我有一个 csv 数据集,我想将其分成 5 个部分,以将其分发给联邦学习场景中的 5 个客户端。这是我的代码:
train = train.iloc[:, 1:]
train = train.fillna(0)
train = train.rename(columns=lambda x: x.strip())
num_clients = 5
train_parts = np.array_split(train, num_clients)
train_data = []
for i in range(num_clients):
# Convert the pandas dataframe into a PyTorch tensor
data = torch.tensor(train_parts[i].iloc[:, :-1].values, dtype=torch.float32)
labels = torch.tensor(train_parts[i].iloc[:, -1].values, dtype=torch.float32)
scaler = MinMaxScaler()
data = scaler.fit_transform(data.numpy())

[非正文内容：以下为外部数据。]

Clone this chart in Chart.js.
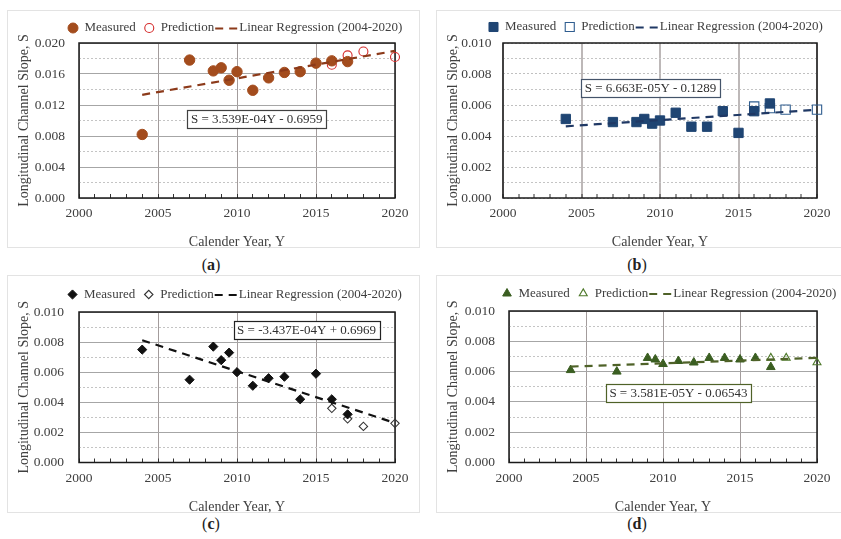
<!DOCTYPE html>
<html>
<head>
<meta charset="utf-8">
<script src="https://cdn.jsdelivr.net/npm/chart.js@4.4.1/dist/chart.umd.min.js"></script>
<style>
  html, body { margin: 0; padding: 0; background: #ffffff; }
  body { width: 841px; height: 539px; position: relative; overflow: hidden; }
  .panel { position: absolute; border: 1px solid #e3e3e3; box-sizing: border-box; }
  .panel canvas { position: absolute; left: -1px; top: -1px; }
  .cap { position: absolute; width: 60px; margin-left: -30px; text-align: center;
         font: 16px "Liberation Serif", serif; color: #222; line-height: 18px; }
</style>
</head>
<body>
<div class="panel" style="left:7px;top:10px;width:413px;height:238px"><canvas id="chartA" width="413" height="238"></canvas></div>
<div class="panel" style="left:436px;top:10px;width:406px;height:238px"><canvas id="chartB" width="406" height="238"></canvas></div>
<div class="panel" style="left:7px;top:275px;width:413px;height:238px"><canvas id="chartC" width="413" height="238"></canvas></div>
<div class="panel" style="left:436px;top:275px;width:406px;height:238px"><canvas id="chartD" width="406" height="238"></canvas></div>
<div class="cap" style="left:211px;top:256px">(<b>a</b>)</div>
<div class="cap" style="left:637px;top:256px">(<b>b</b>)</div>
<div class="cap" style="left:211px;top:515px">(<b>c</b>)</div>
<div class="cap" style="left:637px;top:515px">(<b>d</b>)</div>
<script>
// ---- survey years ----
const measuredYears = [2004, 2007, 2008.5, 2009, 2009.5, 2010, 2011, 2012, 2013, 2014, 2015, 2016, 2017];
const predictionYears = [2016, 2017, 2018, 2020];
const measuredYearsD = [2004, 2007, 2009, 2009.5, 2010, 2011, 2012, 2013, 2014, 2015, 2016, 2017];
const predictionYearsD = [2017, 2018, 2020];
const trendYears = [2004, 2020];
const xTickLabels = [2000, 2005, 2010, 2015, 2020];

// ---- (a) longitudinal channel slope ----
const measuredA = [0.0082, 0.0178, 0.0164, 0.0168, 0.0152, 0.0163, 0.0139, 0.0155, 0.0162, 0.0163, 0.0174, 0.0177, 0.0176];
const predictionA = [0.0172, 0.0184, 0.0189, 0.0182];
const slopeA = 3.539e-4, interceptA = -0.6959;

// ---- (b) ----
const measuredB = [0.0051, 0.0049, 0.0049, 0.0051, 0.0048, 0.0050, 0.0055, 0.0046, 0.0046, 0.0056, 0.0042, 0.0056, 0.0061];
const predictionB = [0.0059, 0.0058, 0.0057, 0.0057];
const slopeB = 6.663e-5, interceptB = -0.1289;

// ---- (c) ----
const measuredC = [0.0075, 0.0055, 0.0077, 0.0068, 0.0073, 0.0060, 0.0051, 0.0056, 0.0057, 0.0042, 0.0059, 0.0042, 0.0032];
const predictionC = [0.0036, 0.0029, 0.0024, 0.0026];
const slopeC = -3.437e-4, interceptC = 0.6969;

// ---- (d) ----
const measuredD = [0.0061, 0.0060, 0.0069, 0.0068, 0.0065, 0.0067, 0.0066, 0.0069, 0.0069, 0.0068, 0.0069, 0.0063];
const predictionD = [0.0069, 0.0069, 0.0066];
const slopeD = 3.581e-5, interceptD = -0.06543;

const SERIF = '"Liberation Serif", "Times New Roman", serif';
const TEXT = '#404040';

function pts(xs, ys) { return xs.map((x, i) => ({ x: x, y: ys[i] })); }
function trend(slope, intercept) { return trendYears.map(y => ({ x: y, y: slope * y + intercept })); }

// marker shapes used in the legend
function drawMarker(ctx, style, x, y, r, fill, stroke, lw) {
  ctx.save();
  ctx.beginPath();
  if (style === 'circle') {
    ctx.arc(x, y, r, 0, Math.PI * 2);
  } else if (style === 'rect') {
    const s = r * Math.SQRT1_2;
    ctx.rect(x - s, y - s, 2 * s, 2 * s);
  } else if (style === 'rectRot') {
    ctx.moveTo(x - r, y); ctx.lineTo(x, y - r); ctx.lineTo(x + r, y); ctx.lineTo(x, y + r); ctx.closePath();
  } else if (style === 'triangle') {
    for (let k = 0; k < 3; k++) {
      const a = k * 2 * Math.PI / 3;
      const px = x + Math.sin(a) * r, py = y - Math.cos(a) * r;
      if (k === 0) ctx.moveTo(px, py); else ctx.lineTo(px, py);
    }
    ctx.closePath();
  }
  if (fill) { ctx.fillStyle = fill; ctx.fill(); }
  if (stroke) { ctx.strokeStyle = stroke; ctx.lineWidth = lw; ctx.stroke(); }
  ctx.restore();
}

// plot frame, legend row and regression equation box
const decorPlugin = {
  id: 'decor',
  beforeDatasetsDraw(chart, args, opts) {
    const a = chart.chartArea, ctx = chart.ctx;
    ctx.save();
    ctx.strokeStyle = '#1a1a1a';
    ctx.lineWidth = 1.5;
    ctx.strokeRect(a.left, a.top, a.right - a.left, a.bottom - a.top);
    ctx.restore();
  },
  afterDraw(chart, args, opts) {
    const ctx = chart.ctx;
    ctx.save();
    ctx.font = '13px ' + SERIF;
    ctx.textBaseline = 'middle';
    ctx.fillStyle = TEXT;
    // legend
    const L = opts.legend;
    let x = L.x;
    const y = L.y;
    L.items.forEach((it, i) => {
      if (it.kind === 'marker') {
        if (i > 0) x += 13.5;
        drawMarker(ctx, it.style, x, y, it.r, it.fill, it.stroke, it.lw);
        x += 11.5;
      } else {
        ctx.save();
        ctx.strokeStyle = it.color;
        ctx.lineWidth = 2.2;
        ctx.setLineDash([8, 6]);
        ctx.beginPath();
        ctx.moveTo(x + 1, y + 0.5);
        ctx.lineTo(x + it.len, y + 0.5);
        ctx.stroke();
        ctx.restore();
        x += it.len;
      }
      ctx.fillStyle = TEXT;
      ctx.textAlign = 'left';
      ctx.fillText(it.text, x, y);
      x += ctx.measureText(it.text).width;
    });
    // regression equation
    const E = opts.equation;
    const cx = chart.scales.x.getPixelForValue(E.x);
    const cy = chart.scales.y.getPixelForValue(E.y);
    const w = ctx.measureText(E.text).width + 7;
    const h = 18;
    ctx.fillStyle = '#ffffff';
    ctx.fillRect(cx - w / 2, cy - h / 2, w, h);
    ctx.strokeStyle = E.border;
    ctx.lineWidth = 1.2;
    ctx.strokeRect(Math.round(cx - w / 2) + 0.5, Math.round(cy - h / 2) + 0.5, Math.round(w), h);
    ctx.fillStyle = '#303030';
    ctx.textAlign = 'center';
    ctx.fillText(E.text, cx, cy + 0.5);
    ctx.restore();
  }
};

function makePanel(id, cfg) {
  const canvas = document.getElementById(id);
  const W = canvas.width, H = canvas.height;
  const A = cfg.area;
  const minorStep = cfg.yMax / 10;
  const isMajor = v => Math.round(v / minorStep) % 2 === 0;
  return new Chart(canvas.getContext('2d'), {
    type: 'scatter',
    data: {
      datasets: [
        {
          type: 'line', label: 'Linear Regression (2004-2020)', data: cfg.trend,
          borderColor: cfg.trendColor, borderWidth: 2.2, borderDash: [8, 6],
          pointRadius: 0, fill: false, tension: 0, order: 0, clip: false
        },
        {
          label: 'Measured', data: cfg.measured, pointStyle: cfg.style,
          pointRadius: cfg.r, backgroundColor: cfg.mColor, borderColor: cfg.mColor,
          borderWidth: 1, order: 1, clip: false
        },
        {
          label: 'Prediction', data: cfg.prediction, pointStyle: cfg.style,
          pointRadius: cfg.rp, backgroundColor: 'rgba(0,0,0,0)', borderColor: cfg.pColor,
          borderWidth: 1.1, order: 2, clip: false
        }
      ]
    },
    options: {
      responsive: false,
      animation: false,
      events: [],
      layout: { padding: { left: 0, top: A.top, right: W - A.right, bottom: 0 } },
      plugins: {
        legend: { display: false },
        tooltip: { enabled: false },
        decor: {
          legend: {
            x: cfg.legendX, y: cfg.legendY,
            items: [
              { kind: 'marker', style: cfg.style, r: cfg.legendR, fill: cfg.mColor, stroke: cfg.mColor, lw: 1, text: 'Measured' },
              { kind: 'marker', style: cfg.style, r: cfg.legendRp, fill: null, stroke: cfg.pColor, lw: 1.1, text: 'Prediction' },
              { kind: 'line', color: cfg.trendColor, len: 25, text: 'Linear Regression (2004-2020)' }
            ]
          },
          equation: cfg.equation
        }
      },
      scales: {
        x: {
          type: 'linear', min: 2000, max: 2020,
          afterFit: s => { s.height = H - A.bottom; },
          ticks: {
            stepSize: 1, autoSkip: false, maxRotation: 0, minRotation: 0, padding: 11.5,
            color: TEXT, font: { family: SERIF, size: 13.5 },
            callback: v => xTickLabels.includes(v) ? String(v) : ''
          },
          grid: {
            color: c => (c.tick && xTickLabels.includes(c.tick.value)) ? cfg.vGrid : 'rgba(0,0,0,0)',
            lineWidth: cfg.vGridWidth,
            tickColor: '#333', tickLength: -4, tickWidth: 1
          },
          border: { display: false },
          title: {
            display: true, text: 'Calender Year, Y', color: TEXT, padding: 0,
            font: { family: SERIF, size: 14, lineHeight: 0.85 }
          }
        },
        y: {
          min: 0, max: cfg.yMax,
          afterFit: s => { s.width = A.left; },
          ticks: {
            stepSize: minorStep, padding: cfg.yPad, autoSkip: false,
            color: TEXT, font: { family: SERIF, size: 13.5 },
            callback: v => isMajor(v) ? v.toFixed(3) : ''
          },
          grid: {
            drawTicks: false,
            color: c => (c.tick && isMajor(c.tick.value)) ? cfg.hMajor : '#c4c4c4',
            lineWidth: 1
          },
          border: {
            display: false,
            dash: c => (c.tick && (!isMajor(c.tick.value) || cfg.allDotted)) ? [2, 2] : []
          },
          title: {
            display: true, text: 'Longitudinal Channel Slope, S', color: TEXT,
            padding: { top: 8.5, bottom: 0 },
            font: { family: SERIF, size: 14, lineHeight: 1.2 }
          }
        }
      }
    },
    plugins: [decorPlugin]
  });
}

makePanel('chartA', {
  area: { left: 72, top: 33, right: 390, bottom: 188 }, yMax: 0.020, yPad: 14,
  measured: pts(measuredYears, measuredA), prediction: pts(predictionYears, predictionA),
  trend: trend(slopeA, interceptA),
  style: 'circle', r: 5.2, rp: 4.5, legendR: 5, legendRp: 4.5,
  mColor: '#a34c1d', pColor: '#d52b2b', trendColor: '#8c3a1a',
  vGrid: '#a39c9c', vGridWidth: 1, hMajor: '#a6a6a6', allDotted: false,
  legendX: 66, legendY: 18,
  equation: { text: 'S = 3.539E-04Y - 0.6959', x: 2011.25, y: 0.01022, border: '#404040' }
});

makePanel('chartB', {
  area: { left: 67, top: 33, right: 391, bottom: 188 }, yMax: 0.010, yPad: 11.5,
  measured: pts(measuredYears, measuredB), prediction: pts(predictionYears, predictionB),
  trend: trend(slopeB, interceptB),
  style: 'rect', r: 6.6, rp: 6.6, legendR: 6.4, legendRp: 6.4,
  mColor: '#1f4573', pColor: '#2f5d8f', trendColor: '#1f3864',
  vGrid: '#bdb8b8', vGridWidth: 2, hMajor: '#c0c0c0', allDotted: true,
  legendX: 57.5, legendY: 17,
  equation: { text: 'S = 6.663E-05Y - 0.1289', x: 2009.4, y: 0.00711, border: '#44546a' }
});

makePanel('chartC', {
  area: { left: 72, top: 37, right: 390, bottom: 187.5 }, yMax: 0.010, yPad: 15,
  measured: pts(measuredYears, measuredC), prediction: pts(predictionYears, predictionC),
  trend: trend(slopeC, interceptC),
  style: 'rectRot', r: 4.6, rp: 4.2, legendR: 4.6, legendRp: 4.2,
  mColor: '#111111', pColor: '#333333', trendColor: '#111111',
  vGrid: '#a39c9c', vGridWidth: 1, hMajor: '#a6a6a6', allDotted: false,
  legendX: 65.5, legendY: 19.5,
  equation: { text: 'S = -3.437E-04Y + 0.6969', x: 2014.4, y: 0.00878, border: '#222222' }
});

makePanel('chartD', {
  area: { left: 73, top: 36, right: 391, bottom: 187.5 }, yMax: 0.010, yPad: 14,
  measured: pts(measuredYearsD, measuredD), prediction: pts(predictionYearsD, predictionD),
  trend: trend(slopeD, interceptD),
  style: 'triangle', r: 5, rp: 4.6, legendR: 5, legendRp: 4.6,
  mColor: '#3a5e21', pColor: '#4f7a2c', trendColor: '#4f6228',
  vGrid: '#a39c9c', vGridWidth: 1, hMajor: '#a6a6a6', allDotted: false,
  legendX: 71, legendY: 18.5,
  equation: { text: 'S = 3.581E-05Y - 0.06543', x: 2011.0, y: 0.00457, border: '#4f6228' }
});
</script>
</body>
</html>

dataset = Dataset(data,labels)
dataloader = DataLoader(dataset, batch_size=64, shuffle=True)
train_data.append(dataloader)
我收到此错误消息:
<ipython-input-10-5b003ffb66f7> in <module>
35 # data = torch.from_numpy(data).float()
36
---> 37 dataset = Dataset(data,labels)
38 dataloader = DataLoader(dataset, batch_size=64, shuffle=True)
39 train_data.append(dataloader)
/usr/lib/python3.8/typing.py in __new__(cls, *args, **kwds)
873 obj = super().__new__(cls)
874 else:
--> 875 obj = super().__new__(cls, *args, **kwds)
876 return obj
877
TypeError: object.__new__() takes exactly one argument (the type to instantiate)
我的错误在哪里?我可以像这样拆分数据集并创建数据加载器吗?或者这是完全错误的?